Can you guess the end to the story? Six months later, the company ran out of cash, as planned, when ceasing to focus on the original niche. And the VC firm’s partners voted not to fund the restarted venture. A good company, in a fine industry, ended up being dismantled just to repay the bank loan. No investors received anything. And the rest of us just shook our collective heads. No one stood up to the VC board member, even though all of us heard but ignored our respective gut responses pushing back, as we remained silent.
It is years later, and the memory of that failure to push back remains fresh for me and surely for the rest of the former board members. As chairman, I should have pushed back. Certainly the CEO-founder had a duty to push back. Another VC from a smaller company should have pushed back. In retrospect, we were intimidated by the first tier VC, and half wanted to believe that he knew something we did not.
He did not. Now, with that lesson firmly behind, I often remind members of a board when in a situation where someone on the board pushes to change the plan that the vision of the founder ignited us to bring us together. If we believe we have a better idea, we should convince the founder and the rest of the board that we have strong beliefs that dispute the current plan. But we should not be so loud as to drown out those other voices – you know – the ones from the gut and that of the founder’s dream.
Look this up sometime in your browser: “Success is a byproduct, not a goal.” You will find it attributed to tens of originators. I first heard this in an episode of Friday Night Lights, when sage Coach Taylor began a locker room speech with those words.
And yet, when I facilitate strategic planning sessions, I often lead executives to create a goal for their enterprise, one which can be reached by successfully accomplishing a series of strategic actions, each of which is braced with a series of tactics to accomplish in its support. The goal is often stated in revenues, such as “Become a twenty million dollar company in three years.”
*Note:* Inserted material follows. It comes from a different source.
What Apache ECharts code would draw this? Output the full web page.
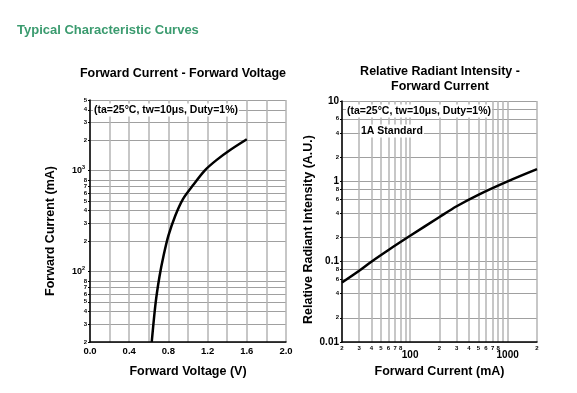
<!DOCTYPE html>
<html><head><meta charset="utf-8">
<script src="https://cdn.jsdelivr.net/npm/echarts@6/dist/echarts.min.js"></script>
<style>html,body{margin:0;padding:0;background:#fff}#c{width:577px;height:393px}</style>
</head><body><div id="c"></div>
<script>
// Forward Current vs Forward Voltage
const vfVoltage = [0.63, 0.67, 0.71, 0.75, 0.80, 0.87, 0.95, 1.05, 1.17, 1.29, 1.43, 1.6];
const vfCurrent = [20, 49, 90, 142, 226, 357, 525, 713, 1000, 1268, 1596, 2040];
// Relative Radiant Intensity vs Forward Current
const riCurrent = [20, 30, 40, 60, 100, 200, 300, 500, 1000, 2000];
const riIntensity = [0.055, 0.077, 0.1, 0.14, 0.21, 0.36, 0.49, 0.68, 1.0, 1.42];

const vfXTicks = [0, 0.2, 0.4, 0.6, 0.8, 1.0, 1.2, 1.4, 1.6, 1.8, 2.0];
const vfXLabels = [0, 0.4, 0.8, 1.2, 1.6, 2.0];
const vfYTicks = [20,30,40,50,60,70,80,90,100,200,300,400,500,600,700,800,900,1000,2000,3000,4000,5000];
const vfYLabels = [20,30,40,50,60,70,80,100,200,300,400,500,600,700,800,1000,2000,3000,4000,5000];
const riXTicks = [20,30,40,50,60,70,80,90,100,200,300,400,500,600,700,800,900,1000,2000];
const riXLabels = [20,30,40,50,60,70,80,100,200,300,400,500,600,700,800,1000,2000];
const riYTicks = [0.01,0.02,0.03,0.04,0.05,0.06,0.07,0.08,0.09,0.1,0.2,0.3,0.4,0.5,0.6,0.7,0.8,0.9,1,2,3,4,5,6,7,8,9,10];
const riYLabels = [0.01,0.02,0.04,0.06,0.08,0.1,0.2,0.4,0.6,0.8,1,2,4,6,8,10];

const FONT = '"Liberation Sans", Arial, sans-serif';
// keep edge values just inside the log extent so float rounding does not drop them
const inside = (arr, lo, hi) => arr.map(v => v >= hi ? hi * 0.99999 : (v <= lo ? lo * 1.00001 : v));
function lead(v){ const p = Math.floor(Math.log10(v) + 1e-6); return Math.round(v / Math.pow(10, p)); }
const near = (a, b) => Math.abs(a - b) / b < 1e-3;
const gridV = {show:true, lineStyle:{color:'#b4b4b4', width:1.5}};
const gridH = {show:true, lineStyle:{color:'#a0a0a0', width:1}};
const axLine = {show:true, lineStyle:{color:'#000', width:1.5}};
const nameStyle = {fontFamily:FONT, fontWeight:'bold', fontSize:12.5, color:'#000'};
const digit = {fontFamily:FONT, fontWeight:'bold', fontSize:6, color:'#000', lineHeight:6};

const chart = echarts.init(document.getElementById('c'), null, {renderer:'canvas'});
chart.setOption({
  animation:false,
  backgroundColor:'#fff',
  grid:[
    {left:90, top:100, width:196, height:242},
    {left:342, top:101, width:195, height:241}
  ],
  xAxis:[
    {type:'value', gridIndex:0, min:0, max:2,
     name:'Forward Voltage (V)', nameLocation:'middle', nameGap:23, nameTextStyle:nameStyle,
     axisLine:axLine, axisTick:{show:false, customValues:vfXTicks},
     axisLabel:{customValues:vfXLabels, showMinLabel:true, showMaxLabel:true, hideOverlap:false,
       formatter:v=>v.toFixed(1), fontFamily:FONT, fontWeight:'bold', fontSize:9.5, color:'#000', margin:4},
     splitLine:gridV},
    {type:'log', gridIndex:1, min:20, max:2000, logBase:10,
     name:'Forward Current (mA)', nameLocation:'middle', nameGap:23, nameTextStyle:nameStyle,
     axisLine:axLine, axisTick:{show:false, customValues:inside(riXTicks,20,2000)},
     axisLabel:{customValues:inside(riXLabels,20,2000), showMinLabel:true, showMaxLabel:true, hideOverlap:false, margin:3,
       formatter:v=> (near(v,100)||near(v,1000)) ? '{m|'+Math.round(v)+'}' : '{d|'+lead(v)+'}',
       rich:{d:digit, m:{fontFamily:FONT, fontWeight:'bold', fontSize:10, color:'#000', padding:[5,0,0,0]}}},
     splitLine:gridV}
  ],
  yAxis:[
    {type:'log', gridIndex:0, min:20, max:5000, logBase:10,
     name:'Forward Current (mA)', nameLocation:'middle', nameGap:33,
     nameTextStyle:Object.assign({padding:[0,20,0,0]}, nameStyle),
     axisLine:axLine, axisTick:{show:true, length:2, customValues:inside(vfYLabels,20,5000), lineStyle:{color:'#000'}},
     axisLabel:{customValues:inside(vfYLabels,20,5000), showMinLabel:true, showMaxLabel:true, hideOverlap:false, margin:3,
       formatter:v=> near(v,100) ? '{b|10}{s|2}' : near(v,1000) ? '{b|10}{s|3}' : '{d|'+lead(v)+'}',
       rich:{d:digit, b:{fontFamily:FONT, fontWeight:'bold', fontSize:9, color:'#000'}, s:{fontFamily:FONT, fontWeight:'bold', fontSize:5.5, color:'#000', padding:[0,2,6,0]}}},
     splitLine:gridH},
    {type:'log', gridIndex:1, min:0.01, max:10, logBase:10,
     name:'Relative Radiant Intensity (A.U.)', nameLocation:'middle', nameGap:27,
     nameTextStyle:Object.assign({padding:[0,16,0,0]}, nameStyle),
     axisLine:axLine, axisTick:{show:true, length:2, customValues:inside(riYLabels,0.01,10), lineStyle:{color:'#000'}},
     axisLabel:{customValues:inside(riYLabels,0.01,10), showMinLabel:true, showMaxLabel:true, hideOverlap:false, margin:3,
       formatter:v=> near(v,10) ? '{t|10}' : near(v,1) ? '{b|1}' : near(v,0.1) ? '{b|0.1}' : near(v,0.01) ? '{b|0.01}' : '{d|'+lead(v)+'}',
       rich:{d:digit, b:{fontFamily:FONT, fontWeight:'bold', fontSize:10, color:'#000'},
             t:{fontFamily:FONT, fontWeight:'bold', fontSize:10, color:'#000', lineHeight:6}}},
     splitLine:gridH}
  ],
  series:[
    {type:'line', xAxisIndex:0, yAxisIndex:0, showSymbol:false, smooth:0.3,
     lineStyle:{color:'#000', width:2.5}, z:5,
     data:vfVoltage.map((v,i)=>[v, vfCurrent[i]])},
    {type:'line', xAxisIndex:1, yAxisIndex:1, showSymbol:false, smooth:0.3,
     lineStyle:{color:'#000', width:2.5}, z:5,
     data:riCurrent.map((v,i)=>[v, riIntensity[i]])}
  ],
  graphic:[
    {type:'text', left:17, top:24, style:{text:'Typical Characteristic Curves', font:'bold 13px '+FONT, fill:'#3b9b6f'}},
    {type:'text', x:183, y:74, style:{text:'Forward Current - Forward Voltage', font:'bold 12.5px '+FONT, fill:'#000', align:'center', verticalAlign:'middle'}},
    {type:'text', x:440, y:72, style:{text:'Relative Radiant Intensity -', font:'bold 12.5px '+FONT, fill:'#000', align:'center', verticalAlign:'middle'}},
    {type:'text', x:440, y:87, style:{text:'Forward Current', font:'bold 12.5px '+FONT, fill:'#000', align:'center', verticalAlign:'middle'}},
    {type:'text', x:93, y:110, z:10, style:{text:'(ta=25°C, tw=10μs, Duty=1%)', font:'bold 10.5px '+FONT, fill:'#000', verticalAlign:'middle', backgroundColor:'#fff', padding:[1,1,1,1]}},
    {type:'text', x:346, y:111, z:10, style:{text:'(ta=25°C, tw=10μs, Duty=1%)', font:'bold 10.5px '+FONT, fill:'#000', verticalAlign:'middle', backgroundColor:'#fff', padding:[1,1,1,1]}},
    {type:'text', x:360, y:131, z:10, style:{text:'1A Standard', font:'bold 10.5px '+FONT, fill:'#000', verticalAlign:'middle', backgroundColor:'#fff', padding:[1,1,1,1]}}
  ]
});
</script></body></html>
Achieving such a goal is a direct measure of the success of the company’s strategies and tactics. But in this case, the goal is success, which is counter to the locker room speech by the good coach.
It is most important to focus everyone in the organization on a goal. And when that goal is achieved, another should be set, then another. Achievement of the goal is a byproduct of the successful accomplishment of each of those strategic and tactical actions called for in a good plan.
The point to remember is that you, as leader, must set and broadcast a clear goal, one that rallies your troops to succeed. Don’t let the goal be achieved merely by the accident of good work and practice. Make it tangible, obvious, attainable with effort, and worthwhile for the players on your team. In that sense, success is a goal, contrary to the locker room encouragement by the coach.